Classical home listening: Quatuor Ébène and the Gesualdo Six

·2 min read

• The nocturnal theme of Round Midnight (Erato), by the Quatuor Ébène, with additional viola (Antoine Tamestit) and cello (Nicolas Altstaedt), makes typically absorbing listening from this established French group. Mixed repertoire has always been one of their strengths. Opening with the modern classic Ainsi la nuit (1973-76) by Henri Dutilleux – a dozen short movements of the utmost delicacy, evoking night – they then progress to Raphaël Merlin’s Night Bridge: a “nocturnal poem for string sextet, after four jazz standards on night-time”.

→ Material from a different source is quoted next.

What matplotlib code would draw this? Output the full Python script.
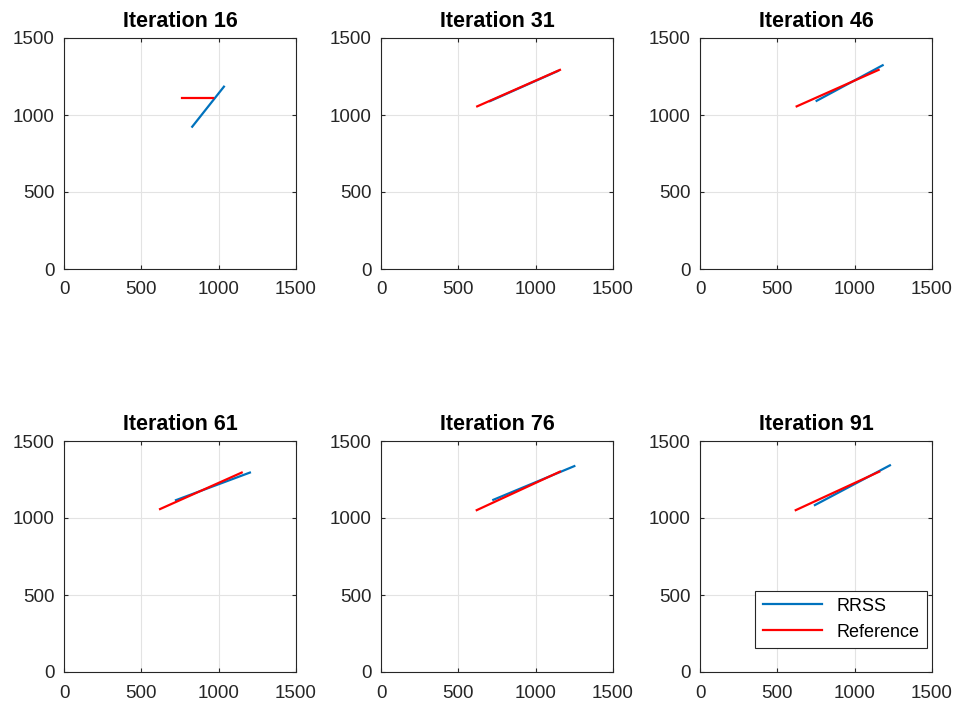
import matplotlib
matplotlib.use('Agg')
import matplotlib.pyplot as plt

plt.rcParams['font.family'] = ['Liberation Sans', 'DejaVu Sans']

# iteration numbers shown in each panel
iterations = [16, 31, 46, 61, 76, 91]

# RRSS estimated line endpoints per iteration: [x0, x1], [y0, y1]
rrss_x = [[829, 1034], [705, 1144], [754, 1181], [724, 1202], [726, 1250], [743, 1228]]
rrss_y = [[924, 1184], [1090, 1286], [1092, 1323], [1116, 1295], [1118, 1337], [1084, 1342]]

# reference line endpoints per iteration
ref_x = [[765, 965], [622, 1157], [625, 1155], [621, 1149], [619, 1157], [619, 1159]]
ref_y = [[1112, 1112], [1056, 1293], [1056, 1293], [1058, 1295], [1051, 1301], [1051, 1301]]

ticks = [0, 500, 1000, 1500]

fig = plt.figure(figsize=(9.63, 7.08), dpi=100)

lefts = [64 / 963, 381 / 963, 700 / 963]
bottoms = [1 - 269 / 708, 1 - 672 / 708]
w = 232 / 963
h = 231 / 708

for i, it in enumerate(iterations):
    ax = fig.add_axes([lefts[i % 3], bottoms[i // 3], w, h])
    ax.plot(rrss_x[i], rrss_y[i], color='#0072BD', lw=1.6, label='RRSS')
    ax.plot(ref_x[i], ref_y[i], color='#FF0000', lw=1.6, label='Reference')
    ax.set_xlim(0, 1500)
    ax.set_ylim(0, 1500)
    ax.set_xticks(ticks)
    ax.set_yticks(ticks)
    ax.grid(True, color='#e3e3e3', lw=0.8)
    ax.set_axisbelow(True)
    ax.tick_params(direction='in', length=3, labelsize=13.5, colors='#262626',
                   top=True, right=True)
    ax.tick_params(axis='x', pad=9)
    ax.tick_params(axis='y', pad=7)
    for sp in ax.spines.values():
        sp.set_color('#262626')
        sp.set_linewidth(0.8)
    ax.set_title('Iteration %d' % it, fontsize=15.5, fontweight='bold', pad=8)
    if i == 5:
        leg = ax.legend(loc='lower right', bbox_to_anchor=(0.978, 0.104),
                        borderaxespad=0, fontsize=13, fancybox=False,
                        edgecolor='#262626', framealpha=1, handlelength=3.3)
        leg.get_frame().set_linewidth(0.8)

fig.savefig('out.png', dpi=100)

Merlin, the quartet’s cellist, has created an extended jazz-style bridge, with Moon River, Night and Day, Stella by Starlight and Round Midnight all but obscured in the whispy mists of the sensuous, glittering arrangement. It leads perfectly to the eternal mystery that is Schoenberg’s Verklärte Nacht, Op 4 (1899) in the sextet version, here played with febrile and dramatic intensity and lithe, restless precision. If you don’t know this early Schoenberg, try this recording. If you already boast a shelf full of versions, you still need this one too.

• Music written before 1600 remains terra incognita for many listeners, though the names of composers from that period are gradually becoming better known thanks to the skilled ensembles who perform this early repertoire. One such, the young British vocal group the Gesualdo Six, directed by Owain Park, have called their latest album Josquin’s Legacy (Hyperion). The spur is this year’s 500th anniversary of the death of Josquin des Prez. One of the most influential European composers of the Renaissance, he spent time in the Italian city of Ferrara, a magnet for composers from France and the Low Countries, and the focus here of the music chosen.

The central work, Josquin’s highly personal Nymphes des Bois/Requiem aeternam, was composed in memory of the Franco-Flemish composer Ockeghem, whose own five-part setting to the Virgin Mary, Intemerata Dei mater, opens the album. Works by Jean Mouton, Adrian Willaert, Heinrich Isaac and others complete this impeccably performed recital. It’s hard to think it could be better sung.

• Lunchtimes this week, chamber music from the Northern Ireland Opera Festival of Voice 2021 featuring the mezzo-soprano Kathryn Rudge, baritone Ben McAteer and soprano Elizabeth Watts, all joined by pianist Simon Lepper. Recorded in August at the First Presbyterian church, Belfast. Radio 3 Lunchtime Concert, Tue-Fri, 1pm/BBC Sounds.